Thomas Sankara (1984)
All anti-colonial struggles are indeed interconnected. The settler-colonial violence inflicted on the Palestinians is intrinsically tied to the neocolonial violence Africans continue to face. As Nkrumah forewarned, neocolonialism has instigated some of the deadliest conflicts of the 21st century, many of which are still unfolding on the African continent and bear genocidal features akin to those witnessed in Gaza. The use of sexual violence as a weapon of war, massacres of women, men, and children, and mass displacements are characteristic of neocolonial armed conflicts in regions such as Amhara, Cabo Delgado, central Somalia, Khartoum, North Kivu, and Tigray. Our aim with this symposium is to foster a diverse dialogue that illuminates the connections between African and Palestinian liberation struggles, advancing our collective understanding and pursuit of justice and human dignity globally.

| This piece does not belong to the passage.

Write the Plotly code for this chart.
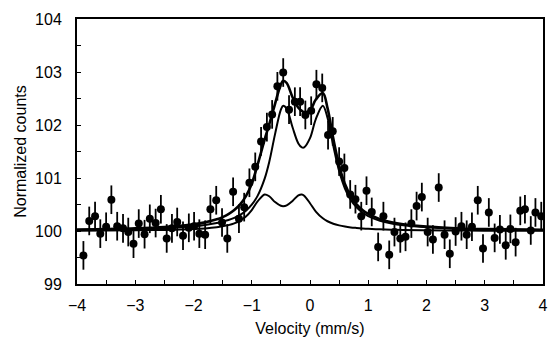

The symposium is divided into two parts. Part I, which begins on 29 July 2024, opens with David Arita, who highlights the relevance of the Black radical tradition as an intellectual and political lens through which we can understand and confront systemic racism and its intersections with other forms of oppression. Arita centres this tradition as a critical tool to help us better engage with the theme of this symposium as well as the various contributions.
Next, Mariam Hiba Malik discusses how India in Kashmir and the UAE in Sudan are using similar oppressive tactics as Israel in Palestine. Drawing on revolutionary thinkers like Edward Said, Arundhati Roy, and Frantz Fanon, Malik argues that these tactics manifest principally in militarisation, enforced legal suppression, demographic manipulation, and strategic media censorship. Malik applauds the recent ICJ Advisory Opinion on the illegality of Israel’s occupation in Palestine as a step in the right direction toward subverting these tactics.
Rugenge wa Nciko then brings in Ngũgĩ wa Thiong’o’s “politics of language” and Mahmood Mamdani’s “politics of naming” to provide a nuanced understanding of the solidarity between the advocacy and campaigning of the Palestinian Al-Haq and the Congolese Action Youth Platform (CAYP) against “genocide.” He explains how these civil society organisations have tactically used the term “genocide” to amplify global consciousness regarding the atrocities in Gaza and Eastern DRC. Given that Al-Haq and CAYP’s definitions are historically contextualised and extend beyond the Rome Statute’s limited scope, Rugenge concludes that their campaigns and advocacy should also reflect on abolition: to dismantle the international criminal justice system, which he finds to have been designed to only serve western imperial interests.
Elvis Mogesa Ongiri concludes Part I of this symposium with a critique of the media. Mogesa draws inspiration from Palestinian humanist Edward Said and Kenyan Pan-Africanist Tom Mboya, with the latter declaring we should be the news bearers of the true quotidian injustices that occur in our home: “it was important that the Press in Africa should concern itself with finding out what goes on in the African mind and shun the bias and prejudice that is oblivious of what is pro-African.” Guided by these revolutionary thinkers, Mogesa assesses how key events in the conflicts in Palestine and Sudan have been reported—often ignored—by select African news outlets. He argues that African mainstream media take a more proactive role in shaping perceptions of the African public, both to counter Western media prejudices, which have long distorted the narrative of and about the Global South, and to present invaluable counter-narratives about the afterlives of colonialism and the associated struggles for justice.
Part II of the symposium, which we will introduce on 5 August 2024, includes seven contributions that explore the significance of the African Human Rights Charter’s liberation ethos to the Palestinian struggles, reflections on narratives and violence, the role of international law in facilitating settler colonialism and land grabbing in Zimbabwe and Palestine, the historical ties between South African and Palestinian struggles against apartheid, and the economics of suffering and racial capitalism as lenses to understand the interconnectedness of the Palestinian struggle and ongoing African conflicts.
We are grateful to the diverse and courageous group of early-career researchers and senior academics who have dedicated their time and labour to advancing this essential debate on justice and human dignity worldwide. Where some senior scholars from the continent have chosen to remain silent on Palestine, the upcoming generation has bucked their timidity showing us, as Mandela and Sankara did, that the unbroken bond between African and Palestinian anti-colonial struggles is emblematic of the power of solidarity and the enduring spirit of anti-colonial resistance to injustice, wherever it manifests.